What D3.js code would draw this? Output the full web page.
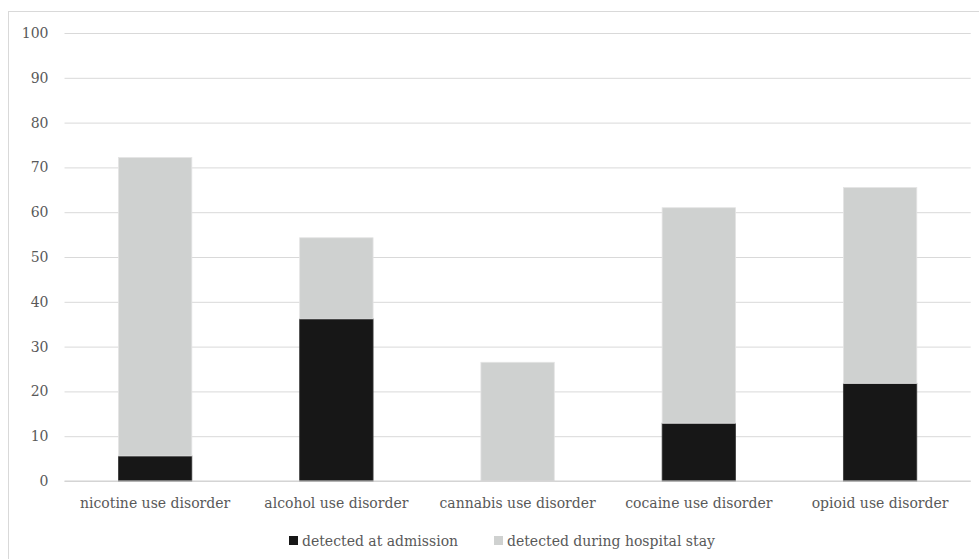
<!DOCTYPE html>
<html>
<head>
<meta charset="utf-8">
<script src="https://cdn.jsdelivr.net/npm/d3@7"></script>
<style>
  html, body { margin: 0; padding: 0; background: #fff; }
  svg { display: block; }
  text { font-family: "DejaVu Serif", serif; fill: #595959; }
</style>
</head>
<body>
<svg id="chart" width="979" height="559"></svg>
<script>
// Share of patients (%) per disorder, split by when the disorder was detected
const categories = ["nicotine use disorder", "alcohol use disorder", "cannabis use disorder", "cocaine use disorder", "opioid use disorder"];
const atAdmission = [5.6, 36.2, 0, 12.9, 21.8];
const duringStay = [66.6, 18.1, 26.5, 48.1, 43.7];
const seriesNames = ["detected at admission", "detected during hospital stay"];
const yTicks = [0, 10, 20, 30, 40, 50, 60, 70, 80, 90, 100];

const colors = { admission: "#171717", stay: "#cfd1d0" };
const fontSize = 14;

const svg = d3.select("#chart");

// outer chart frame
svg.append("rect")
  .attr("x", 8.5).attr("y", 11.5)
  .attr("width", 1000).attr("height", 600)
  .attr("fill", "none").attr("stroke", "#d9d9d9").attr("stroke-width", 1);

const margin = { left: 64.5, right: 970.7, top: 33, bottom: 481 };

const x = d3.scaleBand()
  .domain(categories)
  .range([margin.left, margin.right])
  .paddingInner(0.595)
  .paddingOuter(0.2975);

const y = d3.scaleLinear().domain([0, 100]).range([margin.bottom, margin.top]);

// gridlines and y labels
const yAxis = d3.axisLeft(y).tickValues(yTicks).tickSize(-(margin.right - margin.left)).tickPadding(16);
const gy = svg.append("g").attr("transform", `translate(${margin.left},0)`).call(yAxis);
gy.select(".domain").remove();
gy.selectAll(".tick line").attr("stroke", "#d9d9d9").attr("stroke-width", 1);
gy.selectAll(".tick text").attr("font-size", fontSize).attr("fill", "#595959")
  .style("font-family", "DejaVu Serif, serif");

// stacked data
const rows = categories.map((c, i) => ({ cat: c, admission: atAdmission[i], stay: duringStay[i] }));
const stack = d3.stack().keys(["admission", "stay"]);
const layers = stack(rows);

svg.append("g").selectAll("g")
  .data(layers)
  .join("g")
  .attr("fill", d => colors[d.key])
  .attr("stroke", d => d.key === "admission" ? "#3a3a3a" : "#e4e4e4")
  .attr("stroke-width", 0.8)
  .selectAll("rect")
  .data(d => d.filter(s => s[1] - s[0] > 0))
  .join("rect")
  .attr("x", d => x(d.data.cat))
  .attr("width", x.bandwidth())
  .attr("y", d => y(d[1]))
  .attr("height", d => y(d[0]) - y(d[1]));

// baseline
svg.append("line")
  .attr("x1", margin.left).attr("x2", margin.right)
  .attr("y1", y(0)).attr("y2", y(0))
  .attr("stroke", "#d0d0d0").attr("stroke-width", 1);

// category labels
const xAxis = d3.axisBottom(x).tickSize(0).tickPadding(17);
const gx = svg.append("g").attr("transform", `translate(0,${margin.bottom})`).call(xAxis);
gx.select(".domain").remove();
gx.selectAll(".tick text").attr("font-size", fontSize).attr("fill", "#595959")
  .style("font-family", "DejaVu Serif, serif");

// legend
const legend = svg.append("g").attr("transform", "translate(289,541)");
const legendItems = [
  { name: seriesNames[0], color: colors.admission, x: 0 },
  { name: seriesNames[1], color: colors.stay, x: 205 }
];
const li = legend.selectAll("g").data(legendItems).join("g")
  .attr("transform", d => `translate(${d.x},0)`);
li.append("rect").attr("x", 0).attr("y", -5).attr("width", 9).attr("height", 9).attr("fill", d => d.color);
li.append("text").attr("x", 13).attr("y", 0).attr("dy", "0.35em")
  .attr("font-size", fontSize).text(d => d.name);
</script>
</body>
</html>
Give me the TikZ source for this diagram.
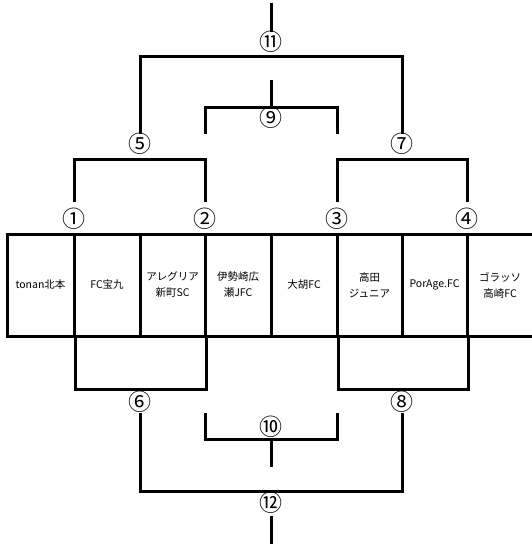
──────────
> _TASK_
Write out each entry exactly as given, but skip the pictures.

> _WRITTEN SOLUTION_
What D3.js code would draw this? Output the full web page.
<!DOCTYPE html>
<html>
<head>
<meta charset="utf-8">
<script src="https://cdn.jsdelivr.net/npm/d3@7"></script>
<style>
  html, body { margin: 0; padding: 0; background: #fff; }
  svg { display: block; }
  text { font-family: "DejaVu Serif", serif; fill: #595959; }
</style>
</head>
<body>
<svg id="chart" width="979" height="559"></svg>
<script>
// Share of patients (%) per disorder, split by when the disorder was detected
const categories = ["nicotine use disorder", "alcohol use disorder", "cannabis use disorder", "cocaine use disorder", "opioid use disorder"];
const atAdmission = [5.6, 36.2, 0, 12.9, 21.8];
const duringStay = [66.6, 18.1, 26.5, 48.1, 43.7];
const seriesNames = ["detected at admission", "detected during hospital stay"];
const yTicks = [0, 10, 20, 30, 40, 50, 60, 70, 80, 90, 100];

const colors = { admission: "#171717", stay: "#cfd1d0" };
const fontSize = 14;

const svg = d3.select("#chart");

// outer chart frame
svg.append("rect")
  .attr("x", 8.5).attr("y", 11.5)
  .attr("width", 1000).attr("height", 600)
  .attr("fill", "none").attr("stroke", "#d9d9d9").attr("stroke-width", 1);

const margin = { left: 64.5, right: 970.7, top: 33, bottom: 481 };

const x = d3.scaleBand()
  .domain(categories)
  .range([margin.left, margin.right])
  .paddingInner(0.595)
  .paddingOuter(0.2975);

const y = d3.scaleLinear().domain([0, 100]).range([margin.bottom, margin.top]);

// gridlines and y labels
const yAxis = d3.axisLeft(y).tickValues(yTicks).tickSize(-(margin.right - margin.left)).tickPadding(16);
const gy = svg.append("g").attr("transform", `translate(${margin.left},0)`).call(yAxis);
gy.select(".domain").remove();
gy.selectAll(".tick line").attr("stroke", "#d9d9d9").attr("stroke-width", 1);
gy.selectAll(".tick text").attr("font-size", fontSize).attr("fill", "#595959")
  .style("font-family", "DejaVu Serif, serif");

// stacked data
const rows = categories.map((c, i) => ({ cat: c, admission: atAdmission[i], stay: duringStay[i] }));
const stack = d3.stack().keys(["admission", "stay"]);
const layers = stack(rows);

svg.append("g").selectAll("g")
  .data(layers)
  .join("g")
  .attr("fill", d => colors[d.key])
  .attr("stroke", d => d.key === "admission" ? "#3a3a3a" : "#e4e4e4")
  .attr("stroke-width", 0.8)
  .selectAll("rect")
  .data(d => d.filter(s => s[1] - s[0] > 0))
  .join("rect")
  .attr("x", d => x(d.data.cat))
  .attr("width", x.bandwidth())
  .attr("y", d => y(d[1]))
  .attr("height", d => y(d[0]) - y(d[1]));

// baseline
svg.append("line")
  .attr("x1", margin.left).attr("x2", margin.right)
  .attr("y1", y(0)).attr("y2", y(0))
  .attr("stroke", "#d0d0d0").attr("stroke-width", 1);

// category labels
const xAxis = d3.axisBottom(x).tickSize(0).tickPadding(17);
const gx = svg.append("g").attr("transform", `translate(0,${margin.bottom})`).call(xAxis);
gx.select(".domain").remove();
gx.selectAll(".tick text").attr("font-size", fontSize).attr("fill", "#595959")
  .style("font-family", "DejaVu Serif, serif");

// legend
const legend = svg.append("g").attr("transform", "translate(289,541)");
const legendItems = [
  { name: seriesNames[0], color: colors.admission, x: 0 },
  { name: seriesNames[1], color: colors.stay, x: 205 }
];
const li = legend.selectAll("g").data(legendItems).join("g")
  .attr("transform", d => `translate(${d.x},0)`);
li.append("rect").attr("x", 0).attr("y", -5).attr("width", 9).attr("height", 9).attr("fill", d => d.color);
li.append("text").attr("x", 13).attr("y", 0).attr("dy", "0.35em")
  .attr("font-size", fontSize).text(d => d.name);
</script>
</body>
</html>
Give me the TikZ source for this diagram.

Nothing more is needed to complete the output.